Optimal Attack in the Case of No Defense

Joseph George Caldwell

July 17, 2001


Copyright © 2001.  Joseph George Caldwell.  All rights reserved.


I. Mathematical Formulation of the Problem


This article determines an optimal allocation of weapons to targets in the case of no defense.  It is assumed that the expected damage to the target is described by the "exponential" damage function (described below).  Let X denote the total number of weapons, t the number of targets, and xi the number of weapons allocated to the i-th target.  The attacker's strategy is hence specified by vector


x' = (x1, x2,..., xt)


where each xi > 0 and


Σ(i:1,t) xi = X ,


where Σ(i:1,t) denotes the summation operator over the index i from i=1 to i=t.


We assume that the exponential damage function adequately describes the expected damage at each target; that is, the expected damage is


Di(zi) = Pi(1 - exp(-βizi))


where zi is the number of weapons reaching the i-th target, Pi denotes the value of the i-th target, and βi is the damage function parameter for the i-th target.  The exponential damage function works well for point targets (e.g., geographically compact military or industrial targets or small cities).  For area targets, such as large metropolitan areas, it may be desirable to use a sum of two or three exponential functions to obtain a good fit (to the damage caused to the target as a function of number of weapons deployed on the target).
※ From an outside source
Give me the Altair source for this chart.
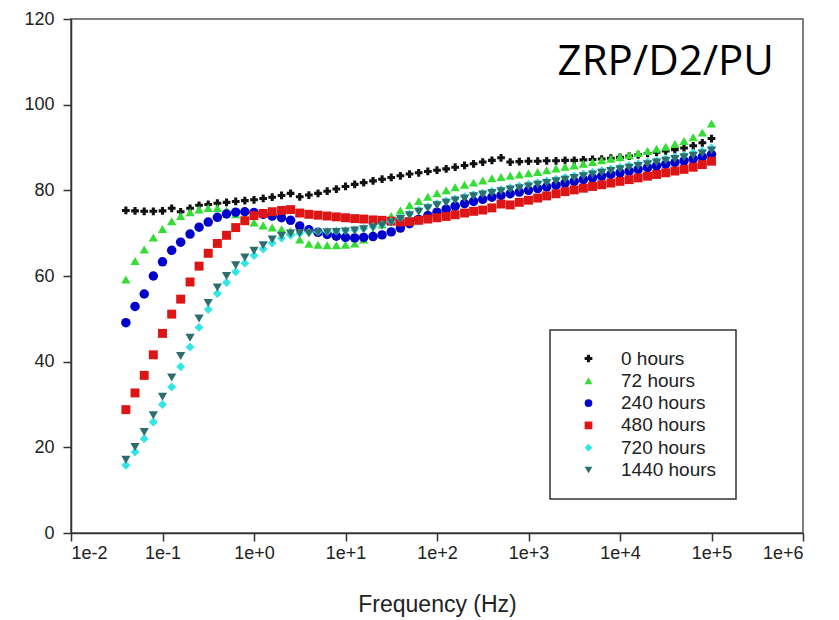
import altair as alt
import pandas as pd

freq = [0.0398, 0.0501, 0.0631, 0.0794,
        0.1, 0.126, 0.158, 0.2, 0.251, 0.316, 0.398, 0.501, 0.631, 0.794,
        1.0, 1.26, 1.58, 2.0, 2.51, 3.16, 3.98, 5.01, 6.31, 7.94,
        10, 12.6, 15.8, 20, 25.1, 31.6, 39.8, 50.1, 63.1, 79.4,
        100, 126, 158, 200, 251, 316, 398, 501, 631, 794,
        1000, 1260, 1580, 2000, 2510, 3160, 3980, 5010, 6310, 7940,
        10000, 12600, 15800, 20000, 25100, 31600, 39800, 50100, 63100, 79400,
        100000]

h0 = [75.3, 75.2, 75.1, 75.1, 75.2, 75.8, 75.0, 75.8, 76.5, 76.7,
      77.0, 77.2, 77.4, 77.6, 77.8, 78.1, 78.4, 78.8, 79.3, 78.5,
      78.9, 79.3, 79.8, 80.3, 80.9, 81.4, 81.8, 82.2, 82.6, 83.0,
      83.4, 83.8, 84.1, 84.4, 84.7, 85.0, 85.4, 85.8, 86.2, 86.6,
      87.0, 87.6, 86.6, 86.7, 86.8, 86.8, 86.9, 86.9, 87.0, 87.0,
      87.1, 87.2, 87.3, 87.5, 87.7, 88.0, 88.3, 88.6, 88.9, 89.2,
      89.5, 89.9, 90.4, 91.1, 92.1]

h72 = [59.2, 63.5, 66.2, 69.0, 71.0, 72.8, 74.0, 74.9, 75.5, 75.9,
       75.9, 75.3, 74.4, 73.4, 72.5, 71.8, 71.3, 70.9, 70.5, 68.5,
       67.5, 67.3, 67.2, 67.2, 67.3, 67.6, 68.5, 70.0, 72.0, 74.0,
       75.3, 76.5, 77.5, 78.5, 79.3, 80.0, 80.7, 81.3, 81.8, 82.3,
       82.8, 83.1, 83.4, 83.7, 84.0, 84.3, 84.7, 85.1, 85.5, 85.8,
       86.2, 86.6, 87.0, 87.4, 87.8, 88.2, 88.7, 89.2, 89.7, 90.2,
       90.8, 91.5, 92.4, 93.5, 95.6]

h240 = [49.1, 52.9, 55.8, 60.0, 63.3, 66.0, 67.9, 69.8, 71.4, 72.6,
        73.7, 74.5, 74.9, 75.0, 74.8, 74.4, 74.0, 73.6, 73.0, 71.7,
        70.8, 70.2, 69.7, 69.3, 69.0, 68.9, 69.0, 69.2, 69.6, 70.3,
        71.2, 72.2, 73.2, 74.1, 74.9, 75.6, 76.3, 76.9, 77.4, 77.9,
        78.4, 78.8, 79.2, 79.6, 80.0, 80.4, 80.8, 81.2, 81.7, 82.1,
        82.5, 82.9, 83.3, 83.7, 84.1, 84.5, 84.9, 85.3, 85.7, 86.1,
        86.5, 86.9, 87.3, 87.8, 88.4]

h480 = [28.8, 32.7, 36.8, 41.6, 46.6, 51.1, 54.6, 58.6, 62.3, 65.3,
        67.6, 69.5, 71.3, 72.9, 74.1, 74.6, 75.0, 75.3, 75.5, 74.7,
        74.4, 74.2, 74.0, 73.8, 73.6, 73.4, 73.3, 73.1, 73.0, 72.8,
        72.6, 72.7, 73.0, 73.3, 73.6, 73.9, 74.3, 74.7, 75.1, 75.4,
        75.9, 76.8, 76.6, 77.2, 77.7, 78.2, 78.7, 79.2, 79.7, 80.1,
        80.5, 80.9, 81.3, 81.7, 82.1, 82.5, 82.9, 83.3, 83.7, 84.1,
        84.5, 84.9, 85.4, 86.0, 86.8]

h720 = [15.8, 18.9, 22.0, 25.9, 30.0, 34.1, 38.8, 43.4, 48.0, 52.2,
        55.9, 58.5, 61.0, 63.0, 64.8, 66.3, 67.7, 68.8, 69.5, 70.0,
        70.2, 70.3, 70.4, 70.5, 70.6, 70.8, 71.1, 71.5, 72.0, 72.7,
        73.6, 74.5, 75.4, 76.2, 76.9, 77.5, 78.0, 78.5, 79.0, 79.4,
        79.8, 80.2, 80.6, 81.0, 81.4, 81.8, 82.2, 82.6, 83.0, 83.4,
        83.8, 84.2, 84.6, 85.0, 85.4, 85.8, 86.2, 86.6, 87.0, 87.4,
        87.8, 88.2, 88.7, 89.2, 89.9]

h1440 = [17.1, 20.1, 23.6, 27.5, 31.8, 36.3, 41.3, 45.6, 50.1, 53.7,
         57.3, 60.0, 62.5, 64.3, 65.9, 67.2, 68.5, 69.4, 69.9, 70.0,
         70.0, 70.1, 70.2, 70.3, 70.4, 70.6, 70.9, 71.3, 71.8, 72.5,
         73.3, 74.2, 75.0, 75.8, 76.5, 77.1, 77.6, 78.1, 78.6, 79.0,
         79.4, 79.8, 80.2, 80.5, 80.9, 81.3, 81.7, 82.1, 82.5, 82.9,
         83.3, 83.7, 84.1, 84.5, 84.9, 85.3, 85.7, 86.1, 86.5, 86.9,
         87.3, 87.7, 88.1, 88.6, 89.3]

series_names = ["0 hours", "72 hours", "240 hours", "480 hours", "720 hours", "1440 hours"]
series_values = [h0, h72, h240, h480, h720, h1440]
series_colors = ["#111111", "#33dd33", "#0000cc", "#dd1515", "#33e6e6", "#2f6e6e"]
series_shapes = ["cross", "triangle-up", "circle", "square", "diamond", "triangle-down"]
series_sizes = [60, 85, 90, 80, 80, 85]

x_ticks = [0.01, 0.1, 1, 10, 100, 1000, 10000, 100000, 1000000]
y_ticks = [0, 20, 40, 60, 80, 100, 120]
panel_label = "ZRP/D2/PU"

rows = []
for order, (name, vals, sz) in enumerate(zip(series_names, series_values, series_sizes)):
    for f, v in zip(freq, vals):
        rows.append({"series": name, "freq": f, "value": v, "order": order, "sz": sz})
df = pd.DataFrame(rows)

legend = alt.Legend(title=None, orient="none", legendX=479, legendY=311)

points = alt.Chart(df).mark_point(filled=True, opacity=1).encode(
    x=alt.X("freq:Q",
            scale=alt.Scale(type="log", domain=[0.01, 1000000], nice=False),
            axis=alt.Axis(values=x_ticks, title="Frequency (Hz)",
                          labelExpr="'1e' + (datum.value >= 1 ? '+' : '') + round(log(datum.value) / LN10)",
                          labelPadding=3, titlePadding=31, titleFontSize=23,
                          titleFontWeight="normal", titleColor="#222",
                          titleFont="Liberation Sans")),
    y=alt.Y("value:Q",
            scale=alt.Scale(domain=[0, 120], nice=False),
            axis=alt.Axis(values=y_ticks, title=None, labelPadding=9)),
    color=alt.Color("series:N",
                    scale=alt.Scale(domain=series_names, range=series_colors),
                    legend=legend),
    shape=alt.Shape("series:N",
                    scale=alt.Scale(domain=series_names, range=series_shapes),
                    legend=legend),
    size=alt.Size("sz:Q", scale=None, legend=None),
    order=alt.Order("order:Q"),
)

label = alt.Chart(pd.DataFrame({"t": [panel_label]})).mark_text(
    align="right", baseline="alphabetic", fontSize=42, font="Open Sans",
    fontWeight="normal", color="black"
).encode(text="t:N", x=alt.value(703), y=alt.value(56))

chart = alt.layer(points, label).properties(
    width=732, height=514,
    autosize=alt.AutoSizeParams(type="none"),
    padding={"left": 71, "top": 19, "right": 36, "bottom": 87},
    background="white",
).configure_view(
    stroke="#555", strokeWidth=1.5
).configure_axis(
    grid=False, domainColor="#333", domainWidth=1.5, tickColor="#333",
    tickWidth=1.5, tickSize=8, labelFontSize=18, labelFont="Liberation Sans",
    labelColor="#222"
).configure_legend(
    padding=19, strokeColor="#333", strokeWidth=1.5, fillColor="white",
    labelFontSize=19, labelFont="Liberation Sans", labelColor="#222",
    symbolOffset=10, labelOffset=23, rowPadding=2.3, symbolSize=60,
    symbolStrokeWidth=0
)

chart.save("out.html", embed_options={"renderer": "svg", "actions": False})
Since the attacker wishes to maximize the damage, he will choose a strategy x* such that


H(x*) = max(x) H(x)


where H(x) represents the expected damage corresponding to the strategy x and max(x) denotes maximization with respect to x.



II.  Solution Method


The problem, hence, is to determine x* such that


H(x*) = max(x) H(x)




H(x) = Σ(i:1,t) Di(xi)


subject to the constraints


Σ(i:1,t) xi = X


and xi > 0.  The function H(x) is additively separable over the targets, and so the Everett generalized Lagrange multiplier (GLM) technique (Reference 1) can be used to find a solution.  The problem becomes one of finding xi corresponding to


max(xi) (Di - λxi)


where λ (a Lagrange multiplier) is adjusted so that the constraint


Σ(i:1,t) xi = X


is satisfied.



III.  Derivation of the Solution


The optimal solution is determined by adjusting the value of the Lagrange multiplier so that the constraints are satisfied.  The "beauty" of the GLM method in the case of a separable payoff function is that the problem of determining a global optimum is reduced to determining an optimal solution at each target, independently of the other targets.
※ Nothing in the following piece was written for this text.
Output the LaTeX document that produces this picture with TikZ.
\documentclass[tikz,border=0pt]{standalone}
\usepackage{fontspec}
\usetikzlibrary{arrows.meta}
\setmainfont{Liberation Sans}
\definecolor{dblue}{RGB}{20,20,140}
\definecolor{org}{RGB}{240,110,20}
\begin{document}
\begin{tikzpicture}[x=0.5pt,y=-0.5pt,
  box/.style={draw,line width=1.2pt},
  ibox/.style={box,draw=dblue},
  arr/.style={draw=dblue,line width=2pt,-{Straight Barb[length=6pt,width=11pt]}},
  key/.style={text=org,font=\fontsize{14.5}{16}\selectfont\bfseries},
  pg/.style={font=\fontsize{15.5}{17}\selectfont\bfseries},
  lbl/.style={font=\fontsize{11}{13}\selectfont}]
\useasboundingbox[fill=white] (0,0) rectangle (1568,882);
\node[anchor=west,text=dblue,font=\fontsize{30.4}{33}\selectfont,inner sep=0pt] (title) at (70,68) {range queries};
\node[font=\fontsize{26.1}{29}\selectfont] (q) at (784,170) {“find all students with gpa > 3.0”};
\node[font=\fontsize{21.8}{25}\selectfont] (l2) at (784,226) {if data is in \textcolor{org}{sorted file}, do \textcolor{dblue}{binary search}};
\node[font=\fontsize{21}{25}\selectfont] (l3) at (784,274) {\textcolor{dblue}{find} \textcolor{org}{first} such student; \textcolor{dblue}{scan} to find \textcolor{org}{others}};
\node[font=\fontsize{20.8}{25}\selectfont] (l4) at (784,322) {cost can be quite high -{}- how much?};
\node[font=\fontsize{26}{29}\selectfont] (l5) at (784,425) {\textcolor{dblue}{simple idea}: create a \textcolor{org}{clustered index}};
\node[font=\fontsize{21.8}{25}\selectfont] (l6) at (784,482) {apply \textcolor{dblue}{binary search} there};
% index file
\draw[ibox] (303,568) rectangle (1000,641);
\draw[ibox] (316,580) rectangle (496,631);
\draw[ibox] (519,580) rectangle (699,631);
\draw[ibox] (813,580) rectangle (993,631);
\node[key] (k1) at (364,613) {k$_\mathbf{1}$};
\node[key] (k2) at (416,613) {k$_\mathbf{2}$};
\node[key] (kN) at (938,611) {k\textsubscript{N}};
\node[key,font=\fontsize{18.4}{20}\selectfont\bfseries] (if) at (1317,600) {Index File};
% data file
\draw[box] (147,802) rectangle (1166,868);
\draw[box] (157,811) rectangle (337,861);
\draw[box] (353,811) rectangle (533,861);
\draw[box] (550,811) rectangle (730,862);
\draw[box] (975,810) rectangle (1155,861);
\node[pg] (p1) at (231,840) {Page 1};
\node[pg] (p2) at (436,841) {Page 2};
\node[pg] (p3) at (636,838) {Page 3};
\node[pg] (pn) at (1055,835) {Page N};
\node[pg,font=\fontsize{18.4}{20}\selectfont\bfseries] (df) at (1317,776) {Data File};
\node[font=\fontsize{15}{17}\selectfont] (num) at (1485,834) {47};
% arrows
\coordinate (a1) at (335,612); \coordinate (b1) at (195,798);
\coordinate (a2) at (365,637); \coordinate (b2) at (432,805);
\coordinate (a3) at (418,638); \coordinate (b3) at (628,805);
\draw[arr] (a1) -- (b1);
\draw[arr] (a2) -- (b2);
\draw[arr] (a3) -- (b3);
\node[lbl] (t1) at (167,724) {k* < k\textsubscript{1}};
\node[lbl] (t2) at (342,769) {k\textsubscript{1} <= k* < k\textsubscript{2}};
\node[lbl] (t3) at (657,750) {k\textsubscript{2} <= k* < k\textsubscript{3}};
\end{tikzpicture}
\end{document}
Since all of the target damage functions are monotonically increasing in the number of weapons, the solution is readily determined by the bisection root-finding method.  The Lagrange multiplier is positive, so a lower bound for λ is λ = 0.  An upper bound is the maximum value, over the set of all targets, of the slope, Piβi, of the individual-target payoff functions.



IV. Solution Used in Can America Survive?


In the optimal attacks considered in Can America Survive?, the full value of a target was credited if a weapon was placed on a target.  This corresponds to using a large value for βi, say 10, for each target.  In this case, targets are selected in order of their value, up to the number of weapons available.  For example, if the targets are cities and the payoff function is city population, and the total attack size is X=1,000, then the largest 1,000 cities are attacked.






1.  Hugh Everett, III, "Generalized Lagrange Multiplier Method for Solving Problems of Optimum Allocation of Resour­ces," Operations Research, 11:399-411, 1963.